* **Problem requirements**:
Write the lines out again, from the top of the material to the line containing "const seriesNames = ['K-Shell2','复杂网络综合分析'];", pictures excluded.

* **Materials provided**:
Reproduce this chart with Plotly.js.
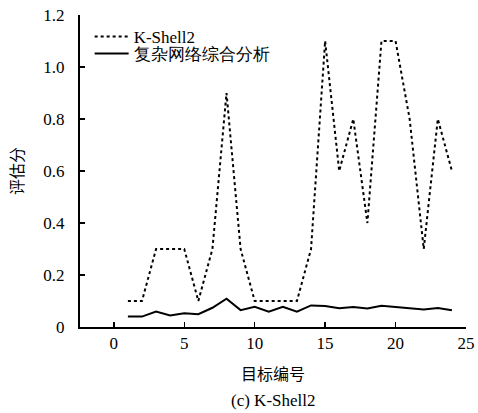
<!DOCTYPE html>
<html><head><meta charset="utf-8">
<script src="https://cdn.plot.ly/plotly-3.0.1.min.js"></script>
<style>html,body{margin:0;padding:0;background:#fff}</style>
</head><body>
<div id="chart" style="width:478px;height:413px"></div>
<script>
const targets = [1,2,3,4,5,6,7,8,9,10,11,12,13,14,15,16,17,18,19,20,21,22,23,24];
const kshell2 = [0.1,0.1,0.3,0.3,0.3,0.1,0.3,0.9,0.3,0.1,0.1,0.1,0.1,0.3,1.1,0.6,0.8,0.4,1.1,1.1,0.8,0.3,0.8,0.6];
const complexNet = [0.04,0.04,0.059,0.044,0.053,0.049,0.074,0.109,0.065,0.078,0.059,0.078,0.059,0.083,0.081,0.072,0.077,0.071,0.082,0.078,0.072,0.067,0.073,0.064];
const yTickVals = [0,0.2,0.4,0.6,0.8,1.0,1.2];
const yTickText = ['0','0.2','0.4','0.6','0.8','1.0','1.2'];
const xTickVals = [0,5,10,15,20,25];
const seriesNames = ['K-Shell2','复杂网络综合分析'];

const serif = 'Liberation Serif';
const cjk = 'Noto Sans CJK SC';
const traces = [
  {x: targets, y: kshell2, name: seriesNames[0], mode: 'lines', legend: 'legend',
   line: {color: '#000', width: 2, dash: '3px,3px'}},
  {x: targets, y: complexNet, name: seriesNames[1], mode: 'lines', legend: 'legend2',
   line: {color: '#000', width: 2}}
];
const legBase = {xanchor: 'left', yanchor: 'middle', bgcolor: 'rgba(0,0,0,0)',
                 font: {family: serif, size: 17, color: '#000'}, itemwidth: 34};
const layout = {
  width: 478, height: 413,
  margin: {l: 80, r: 12, t: 15, b: 86},
  paper_bgcolor: '#fff', plot_bgcolor: '#fff',
  font: {family: serif, size: 17, color: '#000'},
  showlegend: true,
  legend: Object.assign({}, legBase, {x: 0.025, y: 0.93}),
  legend2: Object.assign({}, legBase, {x: 0.025, y: 0.875}),
  xaxis: {range: [-2.4, 25], tickvals: xTickVals, showgrid: false, zeroline: false,
          showline: true, linecolor: '#000', linewidth: 2, ticks: 'inside', ticklen: 5, tickwidth: 1.5,
          tickcolor: '#000', tickfont: {family: serif, size: 17},
          title: {text: '目标编号', font: {family: cjk, size: 16}, standoff: 16}},
  yaxis: {range: [0, 1.2], tickvals: yTickVals, ticktext: yTickText, showgrid: false, zeroline: false,
          showline: true, linecolor: '#000', linewidth: 2, ticks: 'inside', ticklen: 5, tickwidth: 1.5,
          tickcolor: '#000', tickfont: {family: serif, size: 17}, ticklabelstandoff: 10,
          title: {text: '评估分', font: {family: cjk, size: 16}, standoff: 16}},
  annotations: [{text: '(c) K-Shell2', xref: 'paper', yref: 'paper', x: 0.5, y: -0.2,
                 xanchor: 'center', yanchor: 'top', showarrow: false,
                 font: {family: serif, size: 17}}]
};
Plotly.newPlot('chart', traces, layout, {displayModeBar: false, staticPlot: true});
</script>
</body></html>
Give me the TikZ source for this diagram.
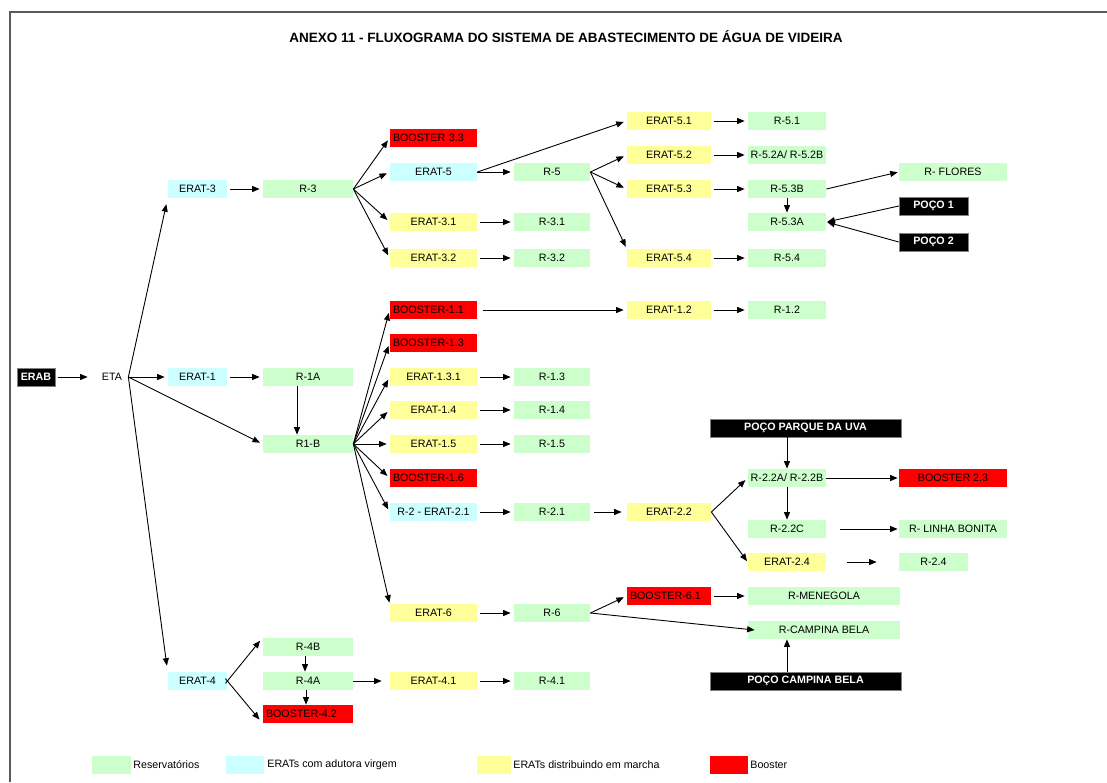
\documentclass[tikz,border=0pt]{standalone}
\usepackage{fontspec}
\setmainfont{Liberation Sans}
\usetikzlibrary{arrows.meta}

\definecolor{resgreen}{RGB}{204,255,204}
\definecolor{eracyan}{RGB}{204,255,255}
\definecolor{erayel}{RGB}{255,255,153}
\definecolor{boostred}{RGB}{255,0,0}

\tikzset{every picture/.style={line width=0.75pt}}
\tikzset{
  box/.style={inner sep=0pt, minimum height=18pt, font=\fontsize{10.7}{12}\selectfont},
  res/.style={box, fill=resgreen},
  eratv/.style={box, fill=eracyan},
  eratm/.style={box, fill=erayel},
  boost/.style={box, fill=boostred},
  boostl/.style={boost, text width=#1, align=left, inner xsep=3pt},
  poco/.style={box, fill=black, draw=gray, line width=0.4pt, text=white, font=\fontsize{10.7}{12}\selectfont\bfseries},
  wa/.style={minimum width=59pt},
  wb/.style={minimum width=90pt},
  wc/.style={minimum width=87pt},
  wd/.style={minimum width=76pt},
  we/.style={minimum width=84pt},
  wf/.style={minimum width=78pt},
  wg/.style={minimum width=108pt},
  wh/.style={minimum width=69pt},
  flow/.style={-{Triangle[length=7.5pt,width=6pt]}, line width=0.9pt, shorten <=3pt, shorten >=3pt},
}

\begin{document}
\begin{tikzpicture}[x=1pt,y=1pt,yscale=-1,xscale=1]
\useasboundingbox (0,0) rectangle (1107,782);

%Shape: Frame
\draw [color={rgb, 255:red, 90; green, 90; blue, 90 }, line width=2pt] (10,782) -- (10,12) -- (1107,12) ;

% Text Node
\node [font=\fontsize{13.5}{16}\selectfont\bfseries] (title) at (566,37) {ANEXO 11 - FLUXOGRAMA DO SISTEMA DE ABASTECIMENTO DE ÁGUA DE VIDEIRA};

% Text Node
\node [poco, minimum width=38pt] (erab) at (36,377) {ERAB};
\node [box, minimum width=32pt] (eta) at (112,377) {ETA};

% Text Node
\node [eratv, wa] (erat3) at (197.5,189) {ERAT-3};
\node [eratv, wa] (erat1) at (197.5,377) {ERAT-1};
\node [eratv, wa] (erat4) at (197.5,681) {ERAT-4};

% Text Node
\node [res, wb] (r3) at (308,189) {R-3};
\node [res, wb] (r1a) at (308,377) {R-1A};
\node [res, wb] (r1b) at (308,444) {R1-B};
\node [res, wb] (r4b) at (308,647) {R-4B};
\node [res, wb] (r4a) at (308,681) {R-4A};
\node [boostl=84pt] (b42) at (308,714) {BOOSTER-4.2};

% Text Node
\node [boostl=81pt] (b33) at (433.5,138) {BOOSTER 3.3};
\node [eratv, wc] (erat5) at (433.5,172) {ERAT-5};
\node [eratm, wc] (e31) at (433.5,222) {ERAT-3.1};
\node [eratm, wc] (e32) at (433.5,258) {ERAT-3.2};
\node [boostl=81pt] (b11) at (433.5,310) {BOOSTER-1.1};
\node [boostl=81pt] (b13) at (433.5,343) {BOOSTER-1.3};
\node [eratm, wc] (e131) at (433.5,377) {ERAT-1.3.1};
\node [eratm, wc] (e14) at (433.5,410) {ERAT-1.4};
\node [eratm, wc] (e15) at (433.5,444) {ERAT-1.5};
\node [boostl=81pt] (b16) at (433.5,478) {BOOSTER-1.6};
\node [eratv, wc] (r2e21) at (433.5,512) {R-2 - ERAT-2.1};
\node [eratm, wc] (e6) at (433.5,613) {ERAT-6};
\node [eratm, wc] (e41) at (433.5,681) {ERAT-4.1};

% Text Node
\node [res, wd] (r5) at (552,172) {R-5};
\node [res, wd] (r31) at (552,222) {R-3.1};
\node [res, wd] (r32) at (552,258) {R-3.2};
\node [res, wd] (r13) at (552,377) {R-1.3};
\node [res, wd] (r14) at (552,410) {R-1.4};
\node [res, wd] (r15) at (552,444) {R-1.5};
\node [res, wd] (r21) at (552,512) {R-2.1};
\node [res, wd] (r6) at (552,613) {R-6};
\node [res, wd] (r41) at (552,681) {R-4.1};

% Text Node
\node [eratm, we] (e51) at (669,121) {ERAT-5.1};
\node [eratm, we] (e52) at (669,155) {ERAT-5.2};
\node [eratm, we] (e53) at (669,189) {ERAT-5.3};
\node [eratm, we] (e54) at (669,258) {ERAT-5.4};
\node [eratm, we] (e12) at (669,310) {ERAT-1.2};
\node [eratm, we] (e22) at (669,512) {ERAT-2.2};
\node [boostl=78pt] (b61) at (669,596) {BOOSTER-6.1};

% Text Node
\node [res, wf] (r51) at (787,121) {R-5.1};
\node [res, wf] (r52) at (787,155) {R-5.2A/ R-5.2B};
\node [res, wf] (r53b) at (787,189) {R-5.3B};
\node [res, wf] (r53a) at (787,222) {R-5.3A};
\node [res, wf] (r54) at (787,258) {R-5.4};
\node [res, wf] (r12) at (787,310) {R-1.2};
\node [poco, minimum width=191pt] (ppu) at (805.5,428) {POÇO PARQUE DA UVA};
\node [res, wf] (r22ab) at (787,478) {R-2.2A/ R-2.2B};
\node [res, wf] (r22c) at (787,529) {R-2.2C};
\node [eratm, wf] (e24) at (787,562) {ERAT-2.4};
\node [res, minimum width=152pt] (rmen) at (824,596) {R-MENEGOLA};
\node [res, minimum width=152pt] (rcamp) at (824,630) {R-CAMPINA BELA};
\node [poco, minimum width=191pt] (pcb) at (805.5,681) {POÇO CAMPINA BELA};

% Text Node
\node [res, wg] (rflores) at (953,172) {R- FLORES};
\node [poco, wh] (poco1) at (933.5,206) {POÇO 1};
\node [poco, wh] (poco2) at (933.5,242) {POÇO 2};
\node [boost, wg] (b23) at (953,478) {BOOSTER 2.3};
\node [res, wg] (rlinha) at (953,529) {R- LINHA BONITA};
\node [res, wh] (r24) at (933.5,562) {R-2.4};

%Straight Lines
\draw [flow, shorten >=8pt] (erab) -- (eta);
\draw [flow, shorten <=0pt] (eta.east) -- (erat1);
\draw [flow, shorten <=0pt, shorten >=6pt] (eta.east) -- (erat3.south west);
\draw [flow, shorten <=0pt, shorten >=6pt] (eta.east) -- (erat4.north west);
\draw [flow, shorten <=0pt] (eta.east) -- (r1b.west);

%Straight Lines
\draw [flow] (erat3) -- (r3);
\draw [flow] (erat1) -- (r1a);
\draw [flow, shorten <=0pt, shorten >=0pt] ([xshift=-11pt]r1a.south) -- ([xshift=-11pt]r1b.north);

%Straight Lines
\draw [flow, shorten <=0pt] (r3.east) -- (b33.west);
\draw [flow, shorten <=0pt] (r3.east) -- (erat5.west);
\draw [flow, shorten <=0pt] (r3.east) -- (e31.west);
\draw [flow, shorten <=0pt] (r3.east) -- (e32.west);
\draw [flow] (e31) -- (r31);
\draw [flow] (e32) -- (r32);

%Straight Lines
\draw [flow, shorten <=0pt] (erat5.east) -- (e51.west);
\draw [flow, shorten <=0pt] (erat5.east) -- (r5.west);
\draw [flow, shorten <=0pt] (r5.east) -- (e52.west);
\draw [flow, shorten <=0pt] (r5.east) -- (e53.west);
\draw [flow, shorten <=0pt, shorten >=2pt] (r5.east) -- (e54.north west);
\draw [flow] (e51) -- (r51);
\draw [flow] (e52) -- (r52);
\draw [flow] (e53) -- (r53b);
\draw [flow] (e54) -- (r54);
\draw [flow, shorten <=0pt, shorten >=1pt] (r53b.east) -- (rflores.west);
\draw [flow, shorten <=0pt, shorten >=0pt] (r53b) -- (r53a);
\draw [flow, shorten <=0pt, shorten >=1pt] (poco1.west) -- (r53a.east);
\draw [flow, shorten <=0pt, shorten >=1pt] (poco2.west) -- (r53a.east);

%Straight Lines
\draw [flow, shorten <=0pt] (r1b.east) -- (b11.west);
\draw [flow, shorten <=0pt] (r1b.east) -- (b13.west);
\draw [flow, shorten <=0pt] (r1b.east) -- (e131.west);
\draw [flow, shorten <=0pt] (r1b.east) -- (e14.west);
\draw [flow, shorten <=0pt] (r1b.east) -- (e15.west);
\draw [flow, shorten <=0pt] (r1b.east) -- (b16.west);
\draw [flow, shorten <=0pt] (r1b.east) -- (r2e21.west);
\draw [flow, shorten <=0pt, shorten >=1pt] (r1b.east) -- (e6.north west);
\draw [flow, shorten <=6pt] (b11) -- (e12);
\draw [flow] (e12) -- (r12);
\draw [flow] (e131) -- (r13);
\draw [flow] (e14) -- (r14);
\draw [flow] (e15) -- (r15);
\draw [flow] (r2e21) -- (r21);
\draw [flow, shorten <=4pt, shorten >=5pt] (r21) -- (e22);

%Straight Lines
\draw [flow, shorten <=0pt] (e22.east) -- (r22ab.west);
\draw [flow, shorten <=0pt, shorten >=1pt] (e22.east) -- (e24.west);
\draw [flow, shorten <=0pt, shorten >=0pt] (ppu.south -| r22ab) -- (r22ab.north);
\draw [flow, shorten <=0pt, shorten >=1pt] (r22ab) -- (b23);
\draw [flow, shorten <=0pt, shorten >=0pt] (r22ab) -- (r22c);
\draw [flow, shorten <=14pt, shorten >=1pt] (r22c) -- (rlinha);
\draw [flow, shorten <=21pt, shorten >=22pt] (e24) -- (r24);

%Straight Lines
\draw [flow] (e6) -- (r6);
\draw [flow, shorten <=0pt] (r6.east) -- (b61.west);
\draw [flow, shorten <=0pt, shorten >=0pt] (r6.east) -- ([xshift=7pt]rcamp.west);
\draw [flow] (b61) -- (rmen);
\draw [flow, shorten <=0pt, shorten >=0pt] (pcb.north -| r22c) -- (rcamp.south -| r22c);

%Straight Lines
\draw [flow, shorten <=-3pt, shorten >=4pt] (erat4.east) -- (r4b.north west);
\draw [flow, shorten <=-3pt, shorten >=5pt] (erat4.east) -- (b42.south west);
\draw [flow, shorten <=0pt, shorten >=0pt] ([xshift=-3pt]r4b.south) -- ([xshift=-3pt]r4a.north);
\draw [flow, shorten <=0pt, shorten >=0pt] ([xshift=-2pt]r4a.south) -- ([xshift=-2pt]b42.north);
\draw [flow, shorten <=0pt, shorten >=8pt] (r4a) -- (e41);
\draw [flow] (e41) -- (r41);

% Legend
\node [res, minimum width=39pt] (lgres) at (111.5,765) {};
\node [box, anchor=west] (lgrestxt) at (133,765) {Reservatórios};
\node [eratv, minimum width=38pt] (lgerv) at (245,765) {};
\node [box, anchor=west] (lgervtxt) at (267,765) {ERATs com adutora virgem};
\node [eratm, minimum width=34pt] (lgerm) at (494,765) {};
\node [box, anchor=west] (lgermtxt) at (513,765) {ERATs distribuindo em marcha};
\node [boost, minimum width=38pt] (lgbst) at (729,765) {};
\node [box, anchor=west] (lgbsttxt) at (750,765) {Booster};

\end{tikzpicture}
\end{document}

* **Problem solution**:
Reproduce this chart with Plotly.js.
<!DOCTYPE html>
<html><head><meta charset="utf-8">
<script src="https://cdn.plot.ly/plotly-3.0.1.min.js"></script>
<style>html,body{margin:0;padding:0;background:#fff}</style>
</head><body>
<div id="chart" style="width:478px;height:413px"></div>
<script>
const targets = [1,2,3,4,5,6,7,8,9,10,11,12,13,14,15,16,17,18,19,20,21,22,23,24];
const kshell2 = [0.1,0.1,0.3,0.3,0.3,0.1,0.3,0.9,0.3,0.1,0.1,0.1,0.1,0.3,1.1,0.6,0.8,0.4,1.1,1.1,0.8,0.3,0.8,0.6];
const complexNet = [0.04,0.04,0.059,0.044,0.053,0.049,0.074,0.109,0.065,0.078,0.059,0.078,0.059,0.083,0.081,0.072,0.077,0.071,0.082,0.078,0.072,0.067,0.073,0.064];
const yTickVals = [0,0.2,0.4,0.6,0.8,1.0,1.2];
const yTickText = ['0','0.2','0.4','0.6','0.8','1.0','1.2'];
const xTickVals = [0,5,10,15,20,25];
const seriesNames = ['K-Shell2','复杂网络综合分析'];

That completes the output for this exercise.